### INFORMATION SHOWN
========================================================================

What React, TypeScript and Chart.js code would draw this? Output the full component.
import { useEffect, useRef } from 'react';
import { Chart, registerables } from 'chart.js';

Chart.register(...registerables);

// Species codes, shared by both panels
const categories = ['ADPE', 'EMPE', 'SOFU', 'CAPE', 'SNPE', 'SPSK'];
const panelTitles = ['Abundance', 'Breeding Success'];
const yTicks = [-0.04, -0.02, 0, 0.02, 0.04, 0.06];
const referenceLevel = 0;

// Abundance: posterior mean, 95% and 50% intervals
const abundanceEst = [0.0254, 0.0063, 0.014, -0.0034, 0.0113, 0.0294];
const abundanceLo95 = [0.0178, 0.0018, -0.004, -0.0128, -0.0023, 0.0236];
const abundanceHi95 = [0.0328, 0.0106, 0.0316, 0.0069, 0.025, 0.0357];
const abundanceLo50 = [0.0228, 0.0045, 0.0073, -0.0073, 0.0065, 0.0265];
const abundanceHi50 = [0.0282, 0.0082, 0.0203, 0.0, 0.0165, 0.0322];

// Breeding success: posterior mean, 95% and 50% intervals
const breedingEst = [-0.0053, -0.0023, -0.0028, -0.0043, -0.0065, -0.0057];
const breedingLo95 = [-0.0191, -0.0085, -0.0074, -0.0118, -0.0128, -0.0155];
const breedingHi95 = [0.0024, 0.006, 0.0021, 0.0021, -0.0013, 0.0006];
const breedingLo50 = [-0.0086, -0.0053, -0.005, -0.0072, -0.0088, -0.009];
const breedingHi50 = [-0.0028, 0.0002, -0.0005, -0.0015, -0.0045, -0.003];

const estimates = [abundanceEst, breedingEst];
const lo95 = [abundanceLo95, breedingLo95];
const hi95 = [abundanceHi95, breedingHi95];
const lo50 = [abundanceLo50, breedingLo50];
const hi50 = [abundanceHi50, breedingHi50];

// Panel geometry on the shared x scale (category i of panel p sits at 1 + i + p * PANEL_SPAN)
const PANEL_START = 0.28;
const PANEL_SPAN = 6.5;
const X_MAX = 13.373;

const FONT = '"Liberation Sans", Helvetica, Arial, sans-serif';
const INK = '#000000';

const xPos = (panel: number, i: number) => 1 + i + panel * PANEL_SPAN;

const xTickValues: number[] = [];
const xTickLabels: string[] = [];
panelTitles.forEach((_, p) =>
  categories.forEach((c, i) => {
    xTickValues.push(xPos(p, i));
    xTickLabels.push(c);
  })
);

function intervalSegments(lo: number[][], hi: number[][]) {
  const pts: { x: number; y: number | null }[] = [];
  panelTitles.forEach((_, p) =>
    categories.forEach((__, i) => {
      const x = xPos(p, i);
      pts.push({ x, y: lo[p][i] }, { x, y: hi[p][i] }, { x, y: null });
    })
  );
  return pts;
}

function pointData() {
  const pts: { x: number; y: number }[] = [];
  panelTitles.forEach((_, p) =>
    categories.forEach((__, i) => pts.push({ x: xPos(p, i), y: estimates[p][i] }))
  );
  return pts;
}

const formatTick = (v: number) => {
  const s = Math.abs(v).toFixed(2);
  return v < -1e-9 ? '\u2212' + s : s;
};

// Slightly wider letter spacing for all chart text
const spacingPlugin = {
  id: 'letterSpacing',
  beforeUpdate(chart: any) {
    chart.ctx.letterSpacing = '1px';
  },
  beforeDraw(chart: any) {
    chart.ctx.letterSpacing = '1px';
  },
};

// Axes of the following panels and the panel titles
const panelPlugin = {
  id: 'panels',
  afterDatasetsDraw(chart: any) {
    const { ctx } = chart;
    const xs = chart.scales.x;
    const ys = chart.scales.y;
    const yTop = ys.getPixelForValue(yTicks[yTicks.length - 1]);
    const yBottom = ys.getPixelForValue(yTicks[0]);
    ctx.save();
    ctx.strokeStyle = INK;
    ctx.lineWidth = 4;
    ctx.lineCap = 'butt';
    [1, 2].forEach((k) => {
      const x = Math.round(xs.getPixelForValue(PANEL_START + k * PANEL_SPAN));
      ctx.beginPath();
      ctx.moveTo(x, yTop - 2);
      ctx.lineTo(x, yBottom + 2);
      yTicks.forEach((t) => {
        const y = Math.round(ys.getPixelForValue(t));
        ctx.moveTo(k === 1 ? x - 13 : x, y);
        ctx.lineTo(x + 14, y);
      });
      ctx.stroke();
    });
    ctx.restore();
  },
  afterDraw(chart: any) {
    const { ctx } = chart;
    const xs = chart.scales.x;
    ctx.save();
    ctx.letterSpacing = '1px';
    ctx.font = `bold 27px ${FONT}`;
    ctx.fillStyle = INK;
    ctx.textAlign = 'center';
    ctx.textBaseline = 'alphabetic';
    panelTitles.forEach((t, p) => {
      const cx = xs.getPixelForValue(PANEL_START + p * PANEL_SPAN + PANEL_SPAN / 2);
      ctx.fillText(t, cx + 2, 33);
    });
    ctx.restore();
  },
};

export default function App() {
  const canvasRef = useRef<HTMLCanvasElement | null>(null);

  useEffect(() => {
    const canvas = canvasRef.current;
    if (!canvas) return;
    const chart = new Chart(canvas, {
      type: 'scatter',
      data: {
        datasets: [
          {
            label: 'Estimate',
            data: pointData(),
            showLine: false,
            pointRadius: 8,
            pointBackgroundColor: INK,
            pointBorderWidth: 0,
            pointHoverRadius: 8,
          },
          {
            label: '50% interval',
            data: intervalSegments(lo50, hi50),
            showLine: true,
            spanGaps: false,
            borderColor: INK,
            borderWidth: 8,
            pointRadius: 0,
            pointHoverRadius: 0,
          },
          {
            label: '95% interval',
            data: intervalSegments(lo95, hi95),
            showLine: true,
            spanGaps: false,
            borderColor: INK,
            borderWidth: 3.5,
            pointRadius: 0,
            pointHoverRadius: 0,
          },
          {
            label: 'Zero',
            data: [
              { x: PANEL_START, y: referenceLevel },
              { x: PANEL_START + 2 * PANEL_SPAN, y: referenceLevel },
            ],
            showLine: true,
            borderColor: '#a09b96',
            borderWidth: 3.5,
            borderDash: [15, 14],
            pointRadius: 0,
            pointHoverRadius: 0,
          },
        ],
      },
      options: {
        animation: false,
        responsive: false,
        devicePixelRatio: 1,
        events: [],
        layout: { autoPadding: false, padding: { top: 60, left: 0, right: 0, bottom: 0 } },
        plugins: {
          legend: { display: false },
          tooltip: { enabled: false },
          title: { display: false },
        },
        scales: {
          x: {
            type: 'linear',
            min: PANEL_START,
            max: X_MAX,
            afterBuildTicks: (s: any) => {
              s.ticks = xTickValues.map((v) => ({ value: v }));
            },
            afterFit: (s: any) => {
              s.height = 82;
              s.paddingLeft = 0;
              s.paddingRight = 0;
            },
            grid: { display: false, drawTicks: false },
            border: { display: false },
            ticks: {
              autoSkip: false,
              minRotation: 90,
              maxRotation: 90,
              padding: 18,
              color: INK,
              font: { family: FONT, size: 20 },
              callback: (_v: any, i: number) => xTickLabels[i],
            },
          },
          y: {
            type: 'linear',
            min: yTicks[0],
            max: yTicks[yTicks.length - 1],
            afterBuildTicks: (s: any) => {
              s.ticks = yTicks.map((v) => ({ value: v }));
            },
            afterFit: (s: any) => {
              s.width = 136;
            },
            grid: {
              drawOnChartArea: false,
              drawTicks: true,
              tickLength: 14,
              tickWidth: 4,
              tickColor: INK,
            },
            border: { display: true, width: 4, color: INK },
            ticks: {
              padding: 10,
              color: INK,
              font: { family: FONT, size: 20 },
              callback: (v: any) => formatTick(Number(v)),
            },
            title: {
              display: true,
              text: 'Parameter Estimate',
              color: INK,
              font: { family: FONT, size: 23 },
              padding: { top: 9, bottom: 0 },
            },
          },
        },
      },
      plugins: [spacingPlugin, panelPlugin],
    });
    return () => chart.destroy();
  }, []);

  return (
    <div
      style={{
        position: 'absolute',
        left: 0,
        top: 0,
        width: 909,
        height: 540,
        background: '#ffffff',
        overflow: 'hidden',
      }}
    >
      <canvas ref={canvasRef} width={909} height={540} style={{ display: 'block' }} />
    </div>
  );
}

========================================================================

### GOAL
Return only the lines from the beginning of the material up to and including the line with "Chart.register(...registerables);", exactly as written.

### RESULT
What React, TypeScript and Chart.js code would draw this? Output the full component.
import { useEffect, useRef } from 'react';
import { Chart, registerables } from 'chart.js';

Chart.register(...registerables);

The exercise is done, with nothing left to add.